Premature scaling doesn't feel like a mistake when it's happening. It feels like ambition. The cash burn looks like investment. The declining margins look like growing pains. By the time it looks like a problem, recovery requires cutting what you just built.
The Failure Rate Nobody Talks About
The survival statistics in eCommerce are stark. 70% of eCommerce businesses fail in year one. 80% fail within two years. The businesses that die in year two almost always die the same way: they scaled in year one based on early traction, discovered the unit economics didn't hold at higher volume, and ran out of cash trying to grow their way out of a structural problem.
The operators who survive year two share one trait: they verified readiness before scaling. Not with intuition. With four specific metrics.

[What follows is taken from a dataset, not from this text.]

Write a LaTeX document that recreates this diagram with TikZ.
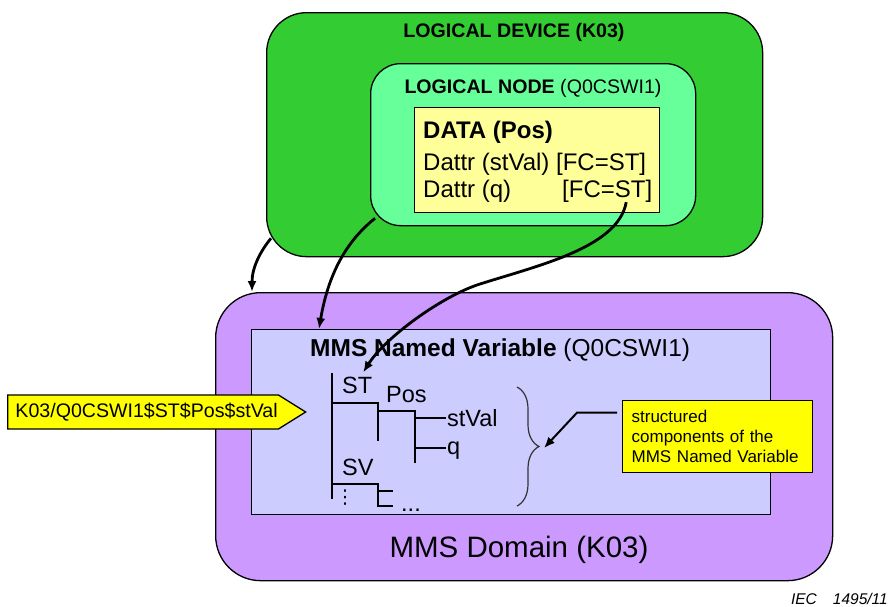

The Four Metrics That Define Scaling Readiness
Every eCommerce operator considering a scaling decision needs to measure these four numbers. If any one of them falls outside the threshold, scaling amplifies a problem instead of growing a business.
| Metric | Threshold for Scale-Readiness | What It Reveals | If Below Threshold |
|---|---|---|---|
| Contribution margin | > 40% | Revenue remaining after COGS, shipping, transaction fees, and returns — the money available to fund everything else | Scaling increases revenue but not profit. Every new customer adds top-line growth and bottom-line pressure. |
| CAC payback period | < 6 months | How long until a new customer's purchases cover the cost of acquiring them | You're funding customer acquisition with cash that won't return for 6+ months. Scale = deeper cash hole. |
| LTV:CAC ratio | > 3:1 | Lifetime value divided by full acquisition cost — the fundamental unit economics equation | Each customer costs too much relative to what they'll spend. Scaling means acquiring unprofitable customers faster. |
| Cash Conversion Cycle (CCC) | < 45 days | Days between paying for inventory and collecting revenue from selling it | Cash is tied up in inventory longer than the business can sustain. Scaling = bigger inventory orders = bigger cash gap. |
The Three Scaling Mistakes That Create the Death Spiral
Mistake 1: Hiring Before SOPs
The instinct at $50K–$80K/month is to hire. "I need a marketing person. I need a fulfillment coordinator. I need a customer service rep." The operator is overwhelmed, and hiring feels like the solution.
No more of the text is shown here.